I also think that Asimov’s Foundation trilogy could make a good mini-seriers, done right. (Sequels, what sequels? Asimov only wrote the three books, right? “Foundation’s Edge”? What are you talking about? “Robots and Foundation”? Don’t be ridiculous!)
And as I’ve said before, I woulda loved if the actually used Harlan Ellison’s script for I, Robot, instead of throwing out the book and using that title on a script of an unrelated and original movie. Despite what people have said about Asimov’s “zeroth law”, this movie ain’t the embodiment of his ideas, and is in many ways its antithesis. This movie goes with Starship Troopers in the bin of flicks most in pghilosophical argument with their nominal sources.
The comments about “Deathbeast” ar interesting. A year and a half ago I met Gerrold and he autographed a copy of his “Deathbeast” for me, saying that “he was trying to do Jaws as a Dinosaur movie”. To my mind it went a bit overboard. Translated to the screen as is it would be very bloody. My vote for “hunting for dinosaurs” still goes to L. Sprague de Camp’s “A Gun for Dinosaur” (AGfD was de Camp’s only dinosaur-hunting story for manty years, but shortly before he died he wrote a series of sequels, collected in the book “Rivers of Time”. You could string a few of these togetrher for a decent flick.) The idea of a dino-hunting flick has been kicking around for quite a while. About 25 years ago animator Jim Danforth tried to make one – Cinefantastique published pre-production sketches. I think it could’ve been a good flick, but it was never masde.

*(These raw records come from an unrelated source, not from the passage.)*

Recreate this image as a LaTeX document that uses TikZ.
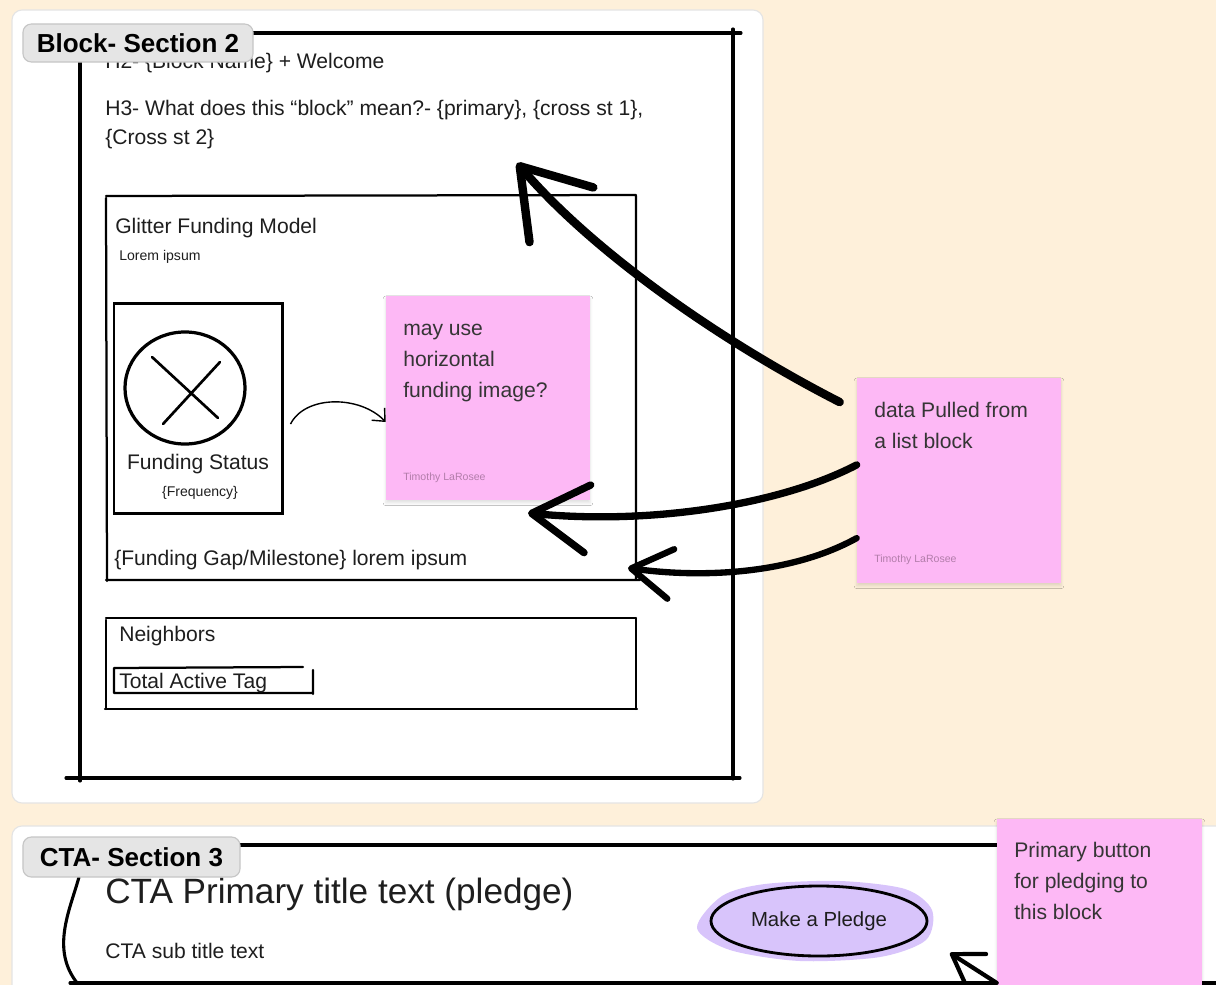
\documentclass[tikz,border=0pt]{standalone}
\usepackage{fontspec}
\setmainfont{Liberation Sans}
\usetikzlibrary{calc,positioning,shadows.blur,arrows.meta,shapes.geometric}

\definecolor{paper}{HTML}{FEF0DA}
\definecolor{notepink}{HTML}{FDB8F5}
\definecolor{authorpink}{HTML}{B27DAA}
\definecolor{tabgray}{HTML}{E5E5E5}
\definecolor{tabedge}{HTML}{C6C6C6}
\definecolor{paneledge}{HTML}{E4E4E4}
\definecolor{btnpurple}{HTML}{D8C4FB}
\definecolor{ink}{HTML}{1E1E1E}

\tikzset{
  txt/.style={anchor=base west, inner sep=0pt, text=ink, font=\fontsize{15}{21.3}\selectfont},
  smalltxt/.style={txt, font=\fontsize{10}{12}\selectfont},
  notetxt/.style={txt, align=left, text=ink!90, font=\fontsize{15}{22}\selectfont},
  author/.style={txt, text=authorpink, font=\fontsize{7.5}{9}\selectfont},
  sticky/.style={fill=notepink, minimum width=5.1cm, minimum height=5.1cm, inner sep=0pt,
    blur shadow={shadow xshift=0pt, shadow yshift=-2pt, shadow blur radius=2pt, shadow opacity=12}},
  tab/.style={fill=tabgray, draw=tabedge, line width=0.8pt, rounded corners=6pt, inner sep=0pt,
    font=\bfseries\fontsize{18.5}{20}\selectfont, text=black},
  sketch/.style={line width=2.2pt, line cap=round},
  thinsketch/.style={line width=1.6pt, line cap=round},
}

\begin{document}
\begin{tikzpicture}[x=0.025cm, y=-0.025cm]
  \useasboundingbox (0,0) rectangle (1216,985);
  \clip (0,0) rectangle (1216,985);
  \fill[paper] (0,0) rectangle (1216,985);

  % The two panels
  \draw[fill=white, draw=paneledge, line width=0.8pt, rounded corners=0.25cm] (12,10) rectangle (763,803);
  \draw[fill=white, draw=paneledge, line width=0.8pt, rounded corners=0.25cm] (12,826) rectangle (1240,1010);

  % Block section texts (base of a multi-line node is its last line)
  \node[txt] (h2) at (105,69) {H2- \{Block Name\} + Welcome};
  \node[txt, align=left] (h3) at (105,145) {H3- What does this “block” mean?- \{primary\}, \{cross st 1\},\\\{Cross st 2\}};

  % Block section frame
  \draw[sketch] (76,33) -- (741,33);
  \draw[sketch] (733,29) -- (733,779);
  \draw[sketch] (80,40) -- (80,781);
  \draw[sketch] (66,778) -- (740,778);

  % Glitter funding model
  \draw[thinsketch] (106,196) -- (636,195) (106,198) -- (107,581) (636,196) -- (636,580) (106,580) -- (640,580);
  \node[txt] (glitter) at (115,233) {Glitter Funding Model};
  \node[smalltxt] (lorem) at (119,260) {Lorem ipsum};
  \node[draw, line width=2.1pt, minimum width=4.2cm, minimum height=5.225cm] (fstatus) at (198,408.5) {};
  \node[draw, ellipse, line width=2.3pt, minimum width=3cm, minimum height=2.8cm, inner sep=0pt] (fcircle) at (185,388) {};
  \draw[line width=1.9pt, line cap=round] (152,357) -- (218,418) (220,362) -- (163,424);
  \node[txt, anchor=base] (fstatustxt) at (198,469) {Funding Status};
  \node[smalltxt, anchor=base] (freq) at (200,496) {\{Frequency\}};
  \node[txt] (gap) at (114,565) {\{Funding Gap/Milestone\} lorem ipsum};

  % Neighbors
  \draw[thinsketch] (106,618) -- (636,618) (106,620) -- (106,709) (636,618) -- (636,709) (105,709) -- (637,709);
  \node[txt] (neigh) at (119,641) {Neighbors};
  \draw[thinsketch] (114,668) -- (303,667) (114,668) -- (114,693) (114,693) -- (313,693) (313,670) -- (313,694);
  \node[txt] (tag) at (119,688) {Total Active Tag};

  % Tab labels
  \node[tab, minimum width=5.75cm, minimum height=0.95cm] (tabblock) at (138,43) {Block- Section 2};

  % CTA section
  \node[txt, font=\fontsize{25}{30}\selectfont] (ctatitle) at (105,903) {CTA Primary title text (pledge)};
  \node[txt] (ctasub) at (105,958) {CTA sub title text};
  \draw[sketch] (240,845) -- (1000,845);
  \draw[sketch] (70,983) -- (1216,983);
  \draw[sketch] (79,877) .. controls (70,910) and (50,950) .. (78,984);
  \node[tab, minimum width=5.425cm, minimum height=1cm] (tabcta) at (131.5,857) {CTA- Section 3};

  % Pledge button
  \fill[btnpurple] plot[smooth cycle] coordinates {(697,928) (722,896) (765,884) (840,881) (905,889) (932,910) (926,940) (880,957) (800,961) (730,950)};
  \node[draw, ellipse, line width=2pt, fill=btnpurple, minimum width=5.4cm, minimum height=1.75cm, inner sep=0pt,
    font=\fontsize{14.5}{16}\selectfont, text=ink] (pledge) at (819,921) {Make a Pledge};

  % Sticky notes
  \node[sticky] (note1) at (488,398) {};
  \node[notetxt] (note1txt) at (403,397) {may use\\horizontal\\funding image?};
  \node[author] (note1by) at (403,480) {Timothy LaRosee};

  \node[sticky, minimum height=5.125cm] (note2) at (959,480.5) {};
  \node[notetxt] (note2txt) at (874,448) {data Pulled from\\a list block};
  \node[author] (note2by) at (874,562) {Timothy LaRosee};

  \node[sticky, minimum width=5.125cm, minimum height=4.775cm] (note3) at (1099.5,914.5) {};
  \node[notetxt] (note3txt) at (1014,919) {Primary button\\for pledging to\\this block};

  % Arrows
  \coordinate (h3tip) at (517,163);
  \coordinate (note1tip) at (528,513);
  \coordinate (gaptip) at (628,568);
  \coordinate (pledgetip) at (950,953);
  \draw[line width=1pt, -{Straight Barb[length=0.25cm, width=0.45cm]}]
    ([xshift=0.175cm, yshift=-0.39cm]fstatus.east) .. controls (305,395) and (360,395) .. ([yshift=-0.6cm]note1.west);
  \draw[line width=6pt, line cap=round, -{Straight Barb[length=1.6cm, width=2.1cm, round]}]
    ([shift={(-0.425cm,1.96cm)}]note2.west) .. controls (724,343) and (595,254) .. (h3tip);
  \draw[line width=5.2pt, line cap=round, -{Straight Barb[length=1.4cm, width=1.7cm, round]}]
    ([yshift=0.39cm]note2.west) .. controls (780,505) and (650,525) .. (note1tip);
  \draw[line width=4.5pt, line cap=round, -{Straight Barb[length=1cm, width=1.25cm, round]}]
    ([yshift=-1.44cm]note2.west) .. controls (790,575) and (700,578) .. (gaptip);
  \draw[line width=3pt, line cap=round, -{Straight Barb[length=0.72cm, width=0.93cm, round]}]
    ([yshift=-1.71cm]note3.west) -- (pledgetip);
\end{tikzpicture}
\end{document}
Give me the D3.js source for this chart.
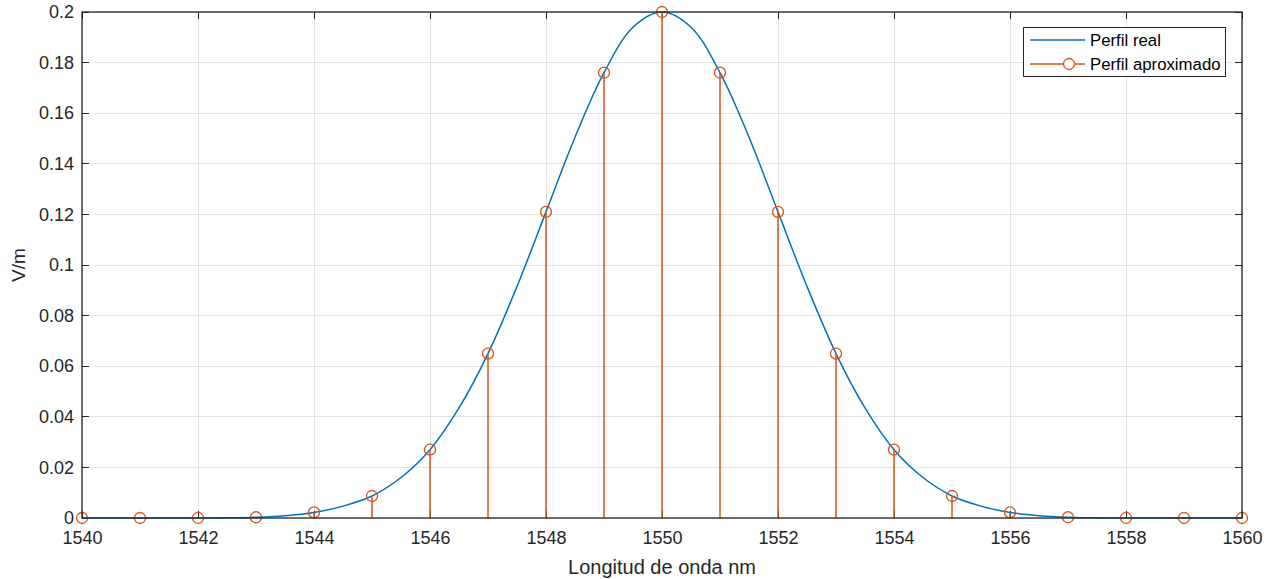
<!DOCTYPE html>
<html><head><meta charset="utf-8">
<script src="https://cdn.jsdelivr.net/npm/d3@7"></script>
<style>body{margin:0;background:#fff;} svg{display:block;}</style>
</head><body>
<script>
// Data
const stemX = [1540,1541,1542,1543,1544,1545,1546,1547,1548,1549,1550,1551,1552,1553,1554,1555,1556,1557,1558,1559,1560];
const stemY = [0,0,0.00001,0.0003,0.0022,0.0087,0.027,0.065,0.121,0.176,0.2,0.176,0.121,0.065,0.027,0.0087,0.0022,0.0003,0.00001,0,0];
const realX = [1540,1541,1542,1542.5,1543,1543.5,1544,1544.5,1545,1545.5,1546,1546.5,1547,1547.5,1548,1548.5,1549,1549.5,1550,1550.5,1551,1551.5,1552,1552.5,1553,1553.5,1554,1554.5,1555,1555.5,1556,1556.5,1557,1557.5,1558,1559,1560];
const realY = [0,0,0.00001,0.00008,0.0003,0.0009,0.0022,0.0047,0.0087,0.0160,0.027,0.0435,0.065,0.0915,0.121,0.1505,0.176,0.1940,0.2,0.1940,0.176,0.1505,0.121,0.0915,0.065,0.0435,0.027,0.016,0.0087,0.0047,0.0022,0.0009,0.0003,0.00008,0.00001,0,0];
const xTicks = [1540,1542,1544,1546,1548,1550,1552,1554,1556,1558,1560];
const yTicks = [0,0.02,0.04,0.06,0.08,0.1,0.12,0.14,0.16,0.18,0.2];
const seriesNames = ["Perfil real","Perfil aproximado"];

const W=1276,H=579;
const L=82,R=1242,T=12,B=518;
const blue="#0072BD", orange="#D95319", axc="#262626";
const font="'Liberation Sans', Arial, Helvetica, sans-serif";

const svg=d3.select("body").append("svg").attr("width",W).attr("height",H).style("font-family",font);
const x=d3.scaleLinear().domain([1540,1560]).range([L,R]);
const y=d3.scaleLinear().domain([0,0.2]).range([B,T]);

// grid
const g=svg.append("g");
g.selectAll(".gx").data(xTicks).enter().append("line")
 .attr("x1",d=>x(d)).attr("x2",d=>x(d)).attr("y1",T).attr("y2",B)
 .attr("stroke","#e3e3e3").attr("stroke-width",1).attr("shape-rendering","crispEdges");
g.selectAll(".gy").data(yTicks).enter().append("line")
 .attr("y1",d=>y(d)).attr("y2",d=>y(d)).attr("x1",L).attr("x2",R)
 .attr("stroke","#e3e3e3").attr("stroke-width",1).attr("shape-rendering","crispEdges");

// axes
const fmtY=d=>d===0?"0":String(+d.toFixed(2));
const xAxis=d3.axisBottom(x).tickValues(xTicks).tickSize(0).tickPadding(13).tickFormat(d3.format("d"));
const yAxis=d3.axisLeft(y).tickValues(yTicks).tickSize(0).tickPadding(8).tickFormat(fmtY);
const xa=svg.append("g").attr("transform",`translate(0,${B})`).call(xAxis);
const ya=svg.append("g").attr("transform",`translate(${L},0)`).call(yAxis);
[xa,ya].forEach(a=>{a.select(".domain").remove();a.selectAll("text").attr("fill",axc).style("font-size","18px").style("font-family",font);});

// tick marks inside on all sides
const tl=7;
const tk=svg.append("g").attr("stroke",axc).attr("stroke-width",1).attr("shape-rendering","crispEdges");
xTicks.forEach(d=>{
  tk.append("line").attr("x1",x(d)).attr("x2",x(d)).attr("y1",B).attr("y2",B-tl);
  tk.append("line").attr("x1",x(d)).attr("x2",x(d)).attr("y1",T).attr("y2",T+tl);
});
yTicks.forEach(d=>{
  tk.append("line").attr("y1",y(d)).attr("y2",y(d)).attr("x1",L).attr("x2",L+tl);
  tk.append("line").attr("y1",y(d)).attr("y2",y(d)).attr("x1",R).attr("x2",R-tl);
});

// real profile
svg.append("path").datum(realX.map((v,i)=>[v,realY[i]]))
 .attr("d",d3.line().x(d=>x(d[0])).y(d=>y(d[1])).curve(d3.curveCatmullRom))
 .attr("fill","none").attr("stroke",blue).attr("stroke-width",1.5);

// stems
const st=svg.append("g");
st.selectAll("line").data(stemX).enter().append("line")
 .attr("x1",d=>x(d)).attr("x2",d=>x(d)).attr("y1",y(0)).attr("y2",(d,i)=>y(stemY[i]))
 .attr("stroke",orange).attr("stroke-width",1.5);
st.selectAll("circle").data(stemX).enter().append("circle")
 .attr("cx",d=>x(d)).attr("cy",(d,i)=>y(stemY[i])).attr("r",5.5)
 .attr("fill","none").attr("stroke",orange).attr("stroke-width",1.3);

// box
svg.append("rect").attr("x",L).attr("y",T).attr("width",R-L).attr("height",B-T)
 .attr("fill","none").attr("stroke",axc).attr("stroke-width",1.3);

// labels
svg.append("text").attr("x",(L+R)/2).attr("y",574).attr("text-anchor","middle")
 .attr("fill",axc).style("font-size","20px").text("Longitud de onda nm");
svg.append("text").attr("transform",`translate(25,${(T+B)/2}) rotate(-90)`).attr("text-anchor","middle")
 .attr("fill",axc).style("font-size","19px").text("V/m");

// legend
const lg=svg.append("g");
lg.append("rect").attr("x",1023.5).attr("y",27.5).attr("width",202).attr("height",49)
 .attr("fill","#fff").attr("stroke",axc).attr("stroke-width",1);
lg.append("line").attr("x1",1030).attr("x2",1085).attr("y1",40).attr("y2",40).attr("stroke",blue).attr("stroke-width",1.5);
lg.append("line").attr("x1",1030).attr("x2",1085).attr("y1",64).attr("y2",64).attr("stroke",orange).attr("stroke-width",1.5);
lg.append("circle").attr("cx",1069).attr("cy",64).attr("r",5.5).attr("fill","#fff").attr("stroke",orange).attr("stroke-width",1.3);
lg.selectAll("text").data(seriesNames).enter().append("text")
 .attr("x",1090).attr("y",(d,i)=>40+i*24).attr("dy","0.35em").attr("fill","#000")
 .style("font-size","16.8px").text(d=>d);
</script>
</body></html>
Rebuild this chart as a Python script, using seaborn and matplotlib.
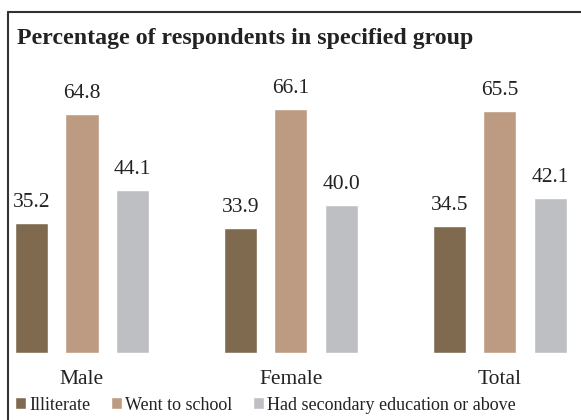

Granted it’s fantasy, but I’d like to see Simon Green’s Blood and Honour given the Peter Jackson treatment, although there’s already a Western of that name.
Larry Mudd writes:
> Hitchhiker’s was originally made for radio, although it seems like most North
> Americans think of it mainly as a series of novels.
O.K., but my point was that is wasn’t originally a novel. I never think of it as a novel (or as a series of novels). I’ve listened to all the radio version and have seen most of the TV version and the recent movie version. I didn’t see any point in making the movie (except for making more money, of course).